══ Supplied data ══
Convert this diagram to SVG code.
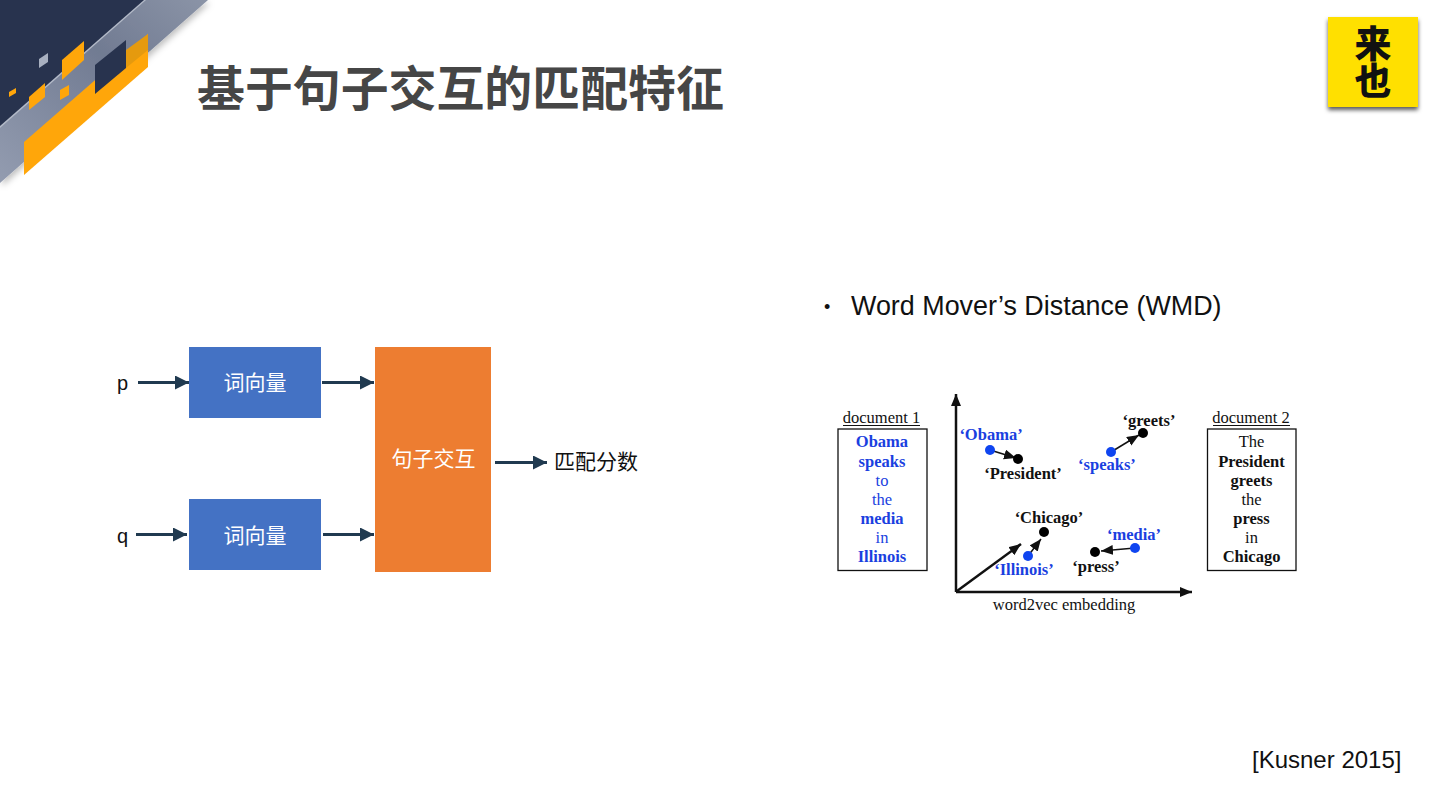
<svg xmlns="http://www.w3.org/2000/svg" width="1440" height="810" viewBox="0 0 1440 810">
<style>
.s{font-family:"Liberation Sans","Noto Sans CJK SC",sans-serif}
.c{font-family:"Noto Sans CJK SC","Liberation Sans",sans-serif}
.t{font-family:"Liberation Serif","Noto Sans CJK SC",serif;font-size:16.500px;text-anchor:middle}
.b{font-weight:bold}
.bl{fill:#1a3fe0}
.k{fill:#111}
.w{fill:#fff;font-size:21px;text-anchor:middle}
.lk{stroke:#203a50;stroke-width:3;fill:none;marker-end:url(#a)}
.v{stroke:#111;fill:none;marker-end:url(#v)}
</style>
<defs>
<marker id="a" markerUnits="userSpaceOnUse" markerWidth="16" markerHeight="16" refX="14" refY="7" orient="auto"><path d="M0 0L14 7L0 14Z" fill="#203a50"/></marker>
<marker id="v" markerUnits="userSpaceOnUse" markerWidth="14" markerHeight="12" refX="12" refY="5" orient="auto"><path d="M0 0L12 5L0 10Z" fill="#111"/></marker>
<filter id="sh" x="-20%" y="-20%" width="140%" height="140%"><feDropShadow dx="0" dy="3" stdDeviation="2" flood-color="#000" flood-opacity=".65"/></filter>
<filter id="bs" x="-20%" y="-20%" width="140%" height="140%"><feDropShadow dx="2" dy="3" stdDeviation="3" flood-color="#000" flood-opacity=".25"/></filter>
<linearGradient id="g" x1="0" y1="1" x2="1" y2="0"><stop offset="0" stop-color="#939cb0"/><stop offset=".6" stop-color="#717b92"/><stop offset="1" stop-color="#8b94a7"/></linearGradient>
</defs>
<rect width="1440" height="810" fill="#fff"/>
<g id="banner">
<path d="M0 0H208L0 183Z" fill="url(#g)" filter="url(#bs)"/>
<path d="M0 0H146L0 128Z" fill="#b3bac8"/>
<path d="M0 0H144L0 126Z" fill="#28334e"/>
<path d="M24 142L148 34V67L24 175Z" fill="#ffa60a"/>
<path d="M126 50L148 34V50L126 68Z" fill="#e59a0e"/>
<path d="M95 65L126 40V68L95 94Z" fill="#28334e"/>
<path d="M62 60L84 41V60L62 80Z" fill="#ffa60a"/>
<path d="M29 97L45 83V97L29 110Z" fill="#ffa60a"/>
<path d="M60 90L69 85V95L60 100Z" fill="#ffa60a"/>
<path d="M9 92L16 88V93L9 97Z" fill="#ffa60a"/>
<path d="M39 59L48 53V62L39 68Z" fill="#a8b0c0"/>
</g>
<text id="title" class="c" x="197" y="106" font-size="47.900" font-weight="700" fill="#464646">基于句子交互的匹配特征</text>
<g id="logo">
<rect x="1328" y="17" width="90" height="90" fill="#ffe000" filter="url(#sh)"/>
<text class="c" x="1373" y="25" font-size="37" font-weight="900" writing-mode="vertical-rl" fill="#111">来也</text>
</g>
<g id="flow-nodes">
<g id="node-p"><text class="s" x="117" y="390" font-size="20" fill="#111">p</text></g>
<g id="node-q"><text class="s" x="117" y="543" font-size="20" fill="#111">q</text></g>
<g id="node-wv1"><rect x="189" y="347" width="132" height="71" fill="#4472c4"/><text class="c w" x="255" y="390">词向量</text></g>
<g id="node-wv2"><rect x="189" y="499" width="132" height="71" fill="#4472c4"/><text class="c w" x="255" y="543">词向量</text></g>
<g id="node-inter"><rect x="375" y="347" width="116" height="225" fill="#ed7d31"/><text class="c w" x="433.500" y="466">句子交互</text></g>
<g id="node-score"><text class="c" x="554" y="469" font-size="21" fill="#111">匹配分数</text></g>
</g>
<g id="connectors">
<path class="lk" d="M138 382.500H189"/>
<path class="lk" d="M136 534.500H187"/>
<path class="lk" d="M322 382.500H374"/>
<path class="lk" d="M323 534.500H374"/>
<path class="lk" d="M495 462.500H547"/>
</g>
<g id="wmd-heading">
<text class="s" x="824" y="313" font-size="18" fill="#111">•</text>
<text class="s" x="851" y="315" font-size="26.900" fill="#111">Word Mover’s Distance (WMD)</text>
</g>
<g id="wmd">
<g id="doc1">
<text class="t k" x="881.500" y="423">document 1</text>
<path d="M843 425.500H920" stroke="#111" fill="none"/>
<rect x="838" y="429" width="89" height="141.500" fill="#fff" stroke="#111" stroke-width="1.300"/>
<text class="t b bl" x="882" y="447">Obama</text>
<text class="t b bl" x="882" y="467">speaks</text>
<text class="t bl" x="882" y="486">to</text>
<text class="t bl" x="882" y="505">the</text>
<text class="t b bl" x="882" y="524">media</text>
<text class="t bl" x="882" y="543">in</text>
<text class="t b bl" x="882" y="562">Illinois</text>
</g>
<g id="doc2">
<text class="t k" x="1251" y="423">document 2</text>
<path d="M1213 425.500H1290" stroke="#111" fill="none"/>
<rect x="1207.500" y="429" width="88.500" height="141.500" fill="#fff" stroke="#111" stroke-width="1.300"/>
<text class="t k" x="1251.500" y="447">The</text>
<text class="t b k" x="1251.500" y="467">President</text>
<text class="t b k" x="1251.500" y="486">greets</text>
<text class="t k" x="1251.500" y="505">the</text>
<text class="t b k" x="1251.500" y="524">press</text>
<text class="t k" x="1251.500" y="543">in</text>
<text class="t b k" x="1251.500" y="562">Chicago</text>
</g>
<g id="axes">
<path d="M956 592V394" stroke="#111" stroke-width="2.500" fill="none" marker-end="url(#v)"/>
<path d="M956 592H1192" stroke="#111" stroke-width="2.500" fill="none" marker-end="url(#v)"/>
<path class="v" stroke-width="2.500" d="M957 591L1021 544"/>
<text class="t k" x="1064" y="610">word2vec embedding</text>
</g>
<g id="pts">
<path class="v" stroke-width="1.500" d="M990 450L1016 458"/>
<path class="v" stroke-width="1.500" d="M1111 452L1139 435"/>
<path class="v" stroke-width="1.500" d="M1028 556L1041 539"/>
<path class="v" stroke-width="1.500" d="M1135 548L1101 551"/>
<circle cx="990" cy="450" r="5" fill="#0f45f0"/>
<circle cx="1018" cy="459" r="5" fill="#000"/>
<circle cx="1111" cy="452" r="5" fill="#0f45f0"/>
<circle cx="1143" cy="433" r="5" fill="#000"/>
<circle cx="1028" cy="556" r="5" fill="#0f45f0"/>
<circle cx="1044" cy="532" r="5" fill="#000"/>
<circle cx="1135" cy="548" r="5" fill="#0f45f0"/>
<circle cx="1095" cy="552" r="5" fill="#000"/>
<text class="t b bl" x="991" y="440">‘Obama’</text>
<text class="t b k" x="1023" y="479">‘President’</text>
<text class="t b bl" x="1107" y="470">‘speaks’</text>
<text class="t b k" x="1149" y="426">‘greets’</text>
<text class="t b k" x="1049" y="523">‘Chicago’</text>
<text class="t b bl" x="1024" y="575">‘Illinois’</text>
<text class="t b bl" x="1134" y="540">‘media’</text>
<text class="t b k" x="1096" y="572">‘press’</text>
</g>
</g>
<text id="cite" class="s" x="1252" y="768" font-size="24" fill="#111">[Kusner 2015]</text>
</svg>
═══
══ Supplied data ══
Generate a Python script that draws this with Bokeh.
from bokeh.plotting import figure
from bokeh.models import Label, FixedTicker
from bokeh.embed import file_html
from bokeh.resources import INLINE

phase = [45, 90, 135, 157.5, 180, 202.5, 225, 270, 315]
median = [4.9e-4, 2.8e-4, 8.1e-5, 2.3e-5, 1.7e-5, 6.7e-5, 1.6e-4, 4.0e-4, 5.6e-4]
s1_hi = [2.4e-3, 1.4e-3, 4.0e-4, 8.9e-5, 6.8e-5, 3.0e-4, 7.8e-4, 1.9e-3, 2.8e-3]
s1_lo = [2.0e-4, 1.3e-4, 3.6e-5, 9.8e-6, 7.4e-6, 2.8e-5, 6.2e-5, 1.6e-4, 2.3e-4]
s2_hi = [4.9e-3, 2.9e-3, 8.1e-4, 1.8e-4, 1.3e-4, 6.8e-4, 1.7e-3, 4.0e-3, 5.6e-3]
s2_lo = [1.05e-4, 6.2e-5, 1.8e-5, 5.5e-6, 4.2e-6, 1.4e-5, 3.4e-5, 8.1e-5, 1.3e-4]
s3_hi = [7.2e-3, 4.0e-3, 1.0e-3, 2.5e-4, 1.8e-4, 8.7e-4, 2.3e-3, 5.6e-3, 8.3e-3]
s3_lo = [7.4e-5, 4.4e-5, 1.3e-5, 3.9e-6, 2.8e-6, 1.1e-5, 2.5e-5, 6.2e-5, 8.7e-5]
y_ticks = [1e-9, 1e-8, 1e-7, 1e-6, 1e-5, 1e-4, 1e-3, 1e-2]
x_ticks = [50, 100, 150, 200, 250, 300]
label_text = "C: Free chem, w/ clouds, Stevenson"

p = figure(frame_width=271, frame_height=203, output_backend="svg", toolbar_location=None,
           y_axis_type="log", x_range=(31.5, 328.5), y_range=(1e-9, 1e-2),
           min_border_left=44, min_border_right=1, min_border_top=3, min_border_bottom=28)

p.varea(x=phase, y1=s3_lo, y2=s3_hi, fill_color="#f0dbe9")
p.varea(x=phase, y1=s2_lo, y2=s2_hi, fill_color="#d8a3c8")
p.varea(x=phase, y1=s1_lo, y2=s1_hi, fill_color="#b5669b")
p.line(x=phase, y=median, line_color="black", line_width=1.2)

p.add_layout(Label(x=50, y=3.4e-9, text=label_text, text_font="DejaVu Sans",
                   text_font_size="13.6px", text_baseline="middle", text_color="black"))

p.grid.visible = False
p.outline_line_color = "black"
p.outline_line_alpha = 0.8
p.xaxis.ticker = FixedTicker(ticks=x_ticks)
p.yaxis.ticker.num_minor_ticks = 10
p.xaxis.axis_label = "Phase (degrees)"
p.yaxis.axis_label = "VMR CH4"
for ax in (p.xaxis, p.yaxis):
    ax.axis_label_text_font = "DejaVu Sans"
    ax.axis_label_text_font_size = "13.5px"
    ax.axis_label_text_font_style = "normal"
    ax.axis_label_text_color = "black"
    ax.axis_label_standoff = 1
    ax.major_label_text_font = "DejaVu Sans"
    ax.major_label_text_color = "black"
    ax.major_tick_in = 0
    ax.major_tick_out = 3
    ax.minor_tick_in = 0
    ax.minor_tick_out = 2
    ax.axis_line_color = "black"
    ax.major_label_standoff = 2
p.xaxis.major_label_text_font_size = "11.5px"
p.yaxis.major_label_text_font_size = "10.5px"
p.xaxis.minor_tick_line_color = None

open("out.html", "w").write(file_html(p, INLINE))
═══
══ Supplied data ══
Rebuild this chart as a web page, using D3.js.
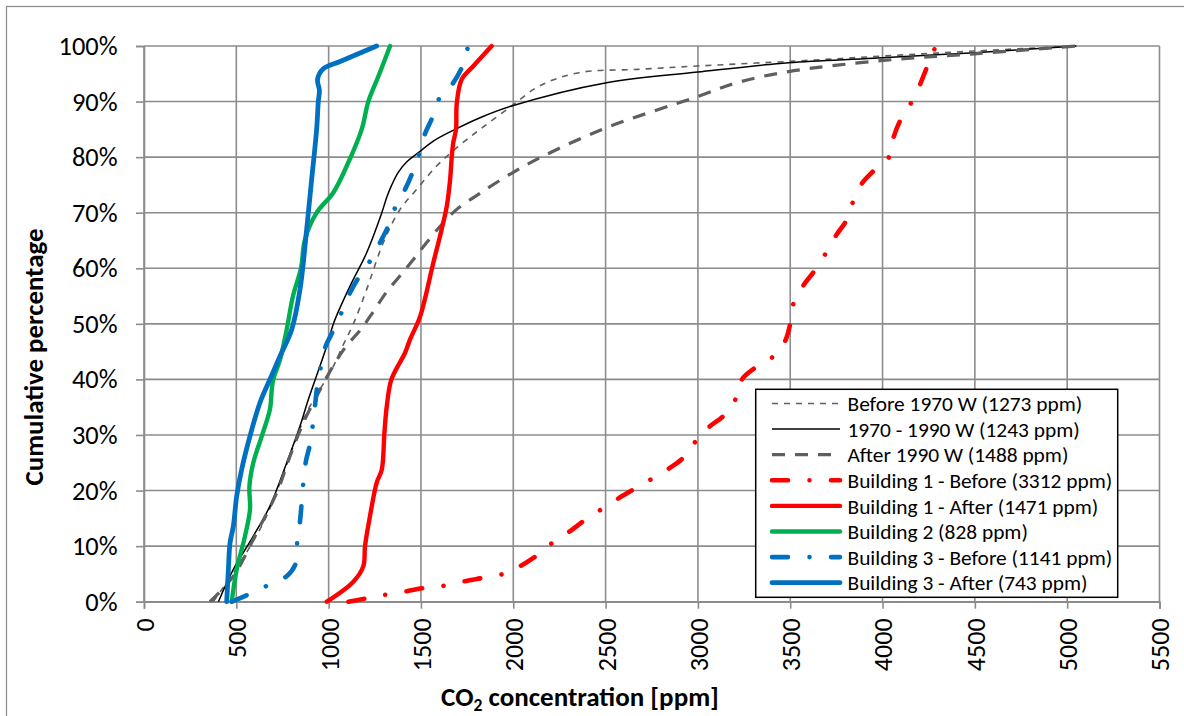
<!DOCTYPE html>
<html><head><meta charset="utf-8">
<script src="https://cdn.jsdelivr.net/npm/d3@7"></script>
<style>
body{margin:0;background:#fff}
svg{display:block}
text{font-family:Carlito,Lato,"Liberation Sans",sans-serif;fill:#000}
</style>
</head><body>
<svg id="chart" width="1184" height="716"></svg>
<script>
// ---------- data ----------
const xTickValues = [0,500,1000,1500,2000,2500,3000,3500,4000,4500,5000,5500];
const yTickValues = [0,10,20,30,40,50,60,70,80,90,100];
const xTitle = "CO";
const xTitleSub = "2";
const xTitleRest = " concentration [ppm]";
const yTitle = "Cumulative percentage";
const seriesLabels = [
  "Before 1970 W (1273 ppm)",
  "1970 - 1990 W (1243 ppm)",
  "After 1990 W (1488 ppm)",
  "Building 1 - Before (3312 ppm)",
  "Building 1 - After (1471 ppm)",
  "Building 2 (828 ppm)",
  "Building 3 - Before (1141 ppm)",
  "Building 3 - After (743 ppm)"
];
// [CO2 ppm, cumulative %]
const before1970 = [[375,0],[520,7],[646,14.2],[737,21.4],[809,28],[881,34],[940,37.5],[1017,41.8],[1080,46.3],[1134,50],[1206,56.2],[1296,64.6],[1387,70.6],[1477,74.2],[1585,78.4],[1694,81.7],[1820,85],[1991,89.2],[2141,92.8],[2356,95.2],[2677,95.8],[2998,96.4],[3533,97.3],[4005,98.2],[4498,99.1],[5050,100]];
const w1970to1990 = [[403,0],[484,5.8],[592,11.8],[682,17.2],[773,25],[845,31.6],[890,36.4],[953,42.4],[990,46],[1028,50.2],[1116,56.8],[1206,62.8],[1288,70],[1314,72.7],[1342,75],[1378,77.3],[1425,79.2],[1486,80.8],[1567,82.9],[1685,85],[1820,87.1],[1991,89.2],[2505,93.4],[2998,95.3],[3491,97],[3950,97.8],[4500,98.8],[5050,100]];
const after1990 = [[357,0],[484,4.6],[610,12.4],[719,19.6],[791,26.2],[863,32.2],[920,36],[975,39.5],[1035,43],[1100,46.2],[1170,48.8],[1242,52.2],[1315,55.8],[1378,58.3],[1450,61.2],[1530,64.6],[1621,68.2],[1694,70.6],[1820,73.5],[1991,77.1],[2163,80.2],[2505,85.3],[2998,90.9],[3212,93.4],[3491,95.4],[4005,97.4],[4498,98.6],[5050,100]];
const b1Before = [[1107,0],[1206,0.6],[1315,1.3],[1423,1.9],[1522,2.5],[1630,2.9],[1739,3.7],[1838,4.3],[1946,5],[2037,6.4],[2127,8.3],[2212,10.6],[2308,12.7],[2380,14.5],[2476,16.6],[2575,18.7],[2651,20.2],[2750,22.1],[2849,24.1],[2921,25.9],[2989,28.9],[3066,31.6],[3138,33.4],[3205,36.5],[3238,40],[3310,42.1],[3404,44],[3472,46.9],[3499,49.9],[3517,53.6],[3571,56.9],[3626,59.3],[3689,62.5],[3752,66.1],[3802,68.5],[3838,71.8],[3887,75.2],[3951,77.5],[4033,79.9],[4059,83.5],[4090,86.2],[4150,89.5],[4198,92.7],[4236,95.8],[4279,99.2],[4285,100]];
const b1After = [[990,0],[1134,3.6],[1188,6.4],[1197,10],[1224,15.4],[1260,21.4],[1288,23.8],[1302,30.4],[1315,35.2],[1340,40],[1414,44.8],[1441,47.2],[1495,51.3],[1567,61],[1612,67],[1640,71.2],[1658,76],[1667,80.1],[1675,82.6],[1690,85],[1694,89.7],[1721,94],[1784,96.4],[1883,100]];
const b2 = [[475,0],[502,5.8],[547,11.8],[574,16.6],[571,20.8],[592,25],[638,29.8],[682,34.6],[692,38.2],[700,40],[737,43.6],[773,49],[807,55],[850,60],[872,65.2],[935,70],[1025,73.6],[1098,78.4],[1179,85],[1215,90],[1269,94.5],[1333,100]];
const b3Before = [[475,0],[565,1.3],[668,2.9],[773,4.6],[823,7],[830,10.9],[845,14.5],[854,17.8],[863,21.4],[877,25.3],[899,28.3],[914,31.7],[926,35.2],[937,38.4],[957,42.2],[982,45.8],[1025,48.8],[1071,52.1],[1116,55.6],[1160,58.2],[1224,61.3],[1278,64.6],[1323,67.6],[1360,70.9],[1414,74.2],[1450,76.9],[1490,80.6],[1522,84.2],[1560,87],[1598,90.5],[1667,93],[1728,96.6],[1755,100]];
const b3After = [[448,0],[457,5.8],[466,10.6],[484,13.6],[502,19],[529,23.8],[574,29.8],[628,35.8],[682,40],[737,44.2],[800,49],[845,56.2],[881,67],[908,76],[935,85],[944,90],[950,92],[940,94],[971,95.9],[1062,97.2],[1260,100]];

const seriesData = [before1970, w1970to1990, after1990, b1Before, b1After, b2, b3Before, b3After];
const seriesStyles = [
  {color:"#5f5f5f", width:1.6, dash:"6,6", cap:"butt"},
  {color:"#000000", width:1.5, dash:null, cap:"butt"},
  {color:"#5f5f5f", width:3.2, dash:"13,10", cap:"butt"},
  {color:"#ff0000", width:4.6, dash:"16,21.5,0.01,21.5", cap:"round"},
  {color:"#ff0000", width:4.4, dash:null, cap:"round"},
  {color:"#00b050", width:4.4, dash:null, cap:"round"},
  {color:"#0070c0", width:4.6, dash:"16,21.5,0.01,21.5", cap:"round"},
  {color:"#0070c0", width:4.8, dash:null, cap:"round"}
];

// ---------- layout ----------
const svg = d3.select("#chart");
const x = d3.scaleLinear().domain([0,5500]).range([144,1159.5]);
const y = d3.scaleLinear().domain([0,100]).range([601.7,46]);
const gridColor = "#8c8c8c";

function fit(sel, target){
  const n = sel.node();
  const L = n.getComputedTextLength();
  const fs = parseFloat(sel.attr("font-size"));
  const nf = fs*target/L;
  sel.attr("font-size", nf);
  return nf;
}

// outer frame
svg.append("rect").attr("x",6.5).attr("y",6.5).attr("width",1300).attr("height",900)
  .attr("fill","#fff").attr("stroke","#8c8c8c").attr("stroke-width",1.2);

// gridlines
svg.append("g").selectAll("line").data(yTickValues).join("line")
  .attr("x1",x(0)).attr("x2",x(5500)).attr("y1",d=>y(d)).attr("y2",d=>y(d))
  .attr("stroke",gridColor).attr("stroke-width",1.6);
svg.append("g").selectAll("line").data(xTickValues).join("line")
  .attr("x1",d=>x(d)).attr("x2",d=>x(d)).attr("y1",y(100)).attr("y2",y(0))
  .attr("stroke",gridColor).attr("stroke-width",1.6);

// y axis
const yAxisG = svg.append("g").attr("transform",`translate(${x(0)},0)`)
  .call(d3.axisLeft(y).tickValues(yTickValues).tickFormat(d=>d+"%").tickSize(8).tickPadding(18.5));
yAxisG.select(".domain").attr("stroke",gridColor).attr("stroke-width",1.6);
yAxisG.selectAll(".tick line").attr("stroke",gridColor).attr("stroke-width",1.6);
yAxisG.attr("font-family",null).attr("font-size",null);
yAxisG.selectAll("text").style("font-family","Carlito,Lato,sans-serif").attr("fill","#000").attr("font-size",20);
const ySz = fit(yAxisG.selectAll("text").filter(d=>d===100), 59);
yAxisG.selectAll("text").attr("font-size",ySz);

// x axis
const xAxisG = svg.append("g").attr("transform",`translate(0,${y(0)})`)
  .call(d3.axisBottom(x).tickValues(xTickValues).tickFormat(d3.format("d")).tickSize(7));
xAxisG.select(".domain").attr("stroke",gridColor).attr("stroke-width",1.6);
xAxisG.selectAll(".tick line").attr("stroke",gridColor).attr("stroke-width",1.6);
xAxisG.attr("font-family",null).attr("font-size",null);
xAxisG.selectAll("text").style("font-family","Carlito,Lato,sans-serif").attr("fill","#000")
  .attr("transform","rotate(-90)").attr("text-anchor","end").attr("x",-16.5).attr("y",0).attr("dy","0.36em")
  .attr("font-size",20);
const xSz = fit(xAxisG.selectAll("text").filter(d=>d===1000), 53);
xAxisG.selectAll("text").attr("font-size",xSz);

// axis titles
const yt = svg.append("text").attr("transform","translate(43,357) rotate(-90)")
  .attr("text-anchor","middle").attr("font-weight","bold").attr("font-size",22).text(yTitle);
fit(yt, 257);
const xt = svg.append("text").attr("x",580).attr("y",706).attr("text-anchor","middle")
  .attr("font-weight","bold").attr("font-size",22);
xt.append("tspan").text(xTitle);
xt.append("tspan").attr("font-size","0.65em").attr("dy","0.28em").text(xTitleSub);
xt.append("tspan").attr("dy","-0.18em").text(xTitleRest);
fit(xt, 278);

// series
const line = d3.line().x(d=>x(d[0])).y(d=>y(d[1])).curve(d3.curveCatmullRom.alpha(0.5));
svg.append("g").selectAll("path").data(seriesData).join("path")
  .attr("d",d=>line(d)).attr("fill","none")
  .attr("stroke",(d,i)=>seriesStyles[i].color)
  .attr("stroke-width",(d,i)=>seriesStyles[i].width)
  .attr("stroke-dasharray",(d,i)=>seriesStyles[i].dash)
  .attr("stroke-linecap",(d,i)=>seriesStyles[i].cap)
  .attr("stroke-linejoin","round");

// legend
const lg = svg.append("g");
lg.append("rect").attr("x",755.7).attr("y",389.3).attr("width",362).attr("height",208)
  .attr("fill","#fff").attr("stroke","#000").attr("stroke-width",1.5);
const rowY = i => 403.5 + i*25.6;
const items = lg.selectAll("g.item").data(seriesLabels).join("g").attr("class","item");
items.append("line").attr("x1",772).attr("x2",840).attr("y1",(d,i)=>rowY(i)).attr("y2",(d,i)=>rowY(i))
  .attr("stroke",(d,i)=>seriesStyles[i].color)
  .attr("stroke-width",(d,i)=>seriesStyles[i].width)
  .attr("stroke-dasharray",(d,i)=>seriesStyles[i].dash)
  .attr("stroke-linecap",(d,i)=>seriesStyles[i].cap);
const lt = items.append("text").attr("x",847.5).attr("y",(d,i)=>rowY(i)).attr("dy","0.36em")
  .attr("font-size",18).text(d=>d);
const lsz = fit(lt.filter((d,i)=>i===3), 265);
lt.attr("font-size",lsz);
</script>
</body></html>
═══
> **Given task**: Look for lines containing the string "chart" and copy them all.

> **Reply to the exercise**:
Rebuild this chart as a web page, using D3.js.
<svg id="chart" width="1184" height="716"></svg>
const svg = d3.select("#chart");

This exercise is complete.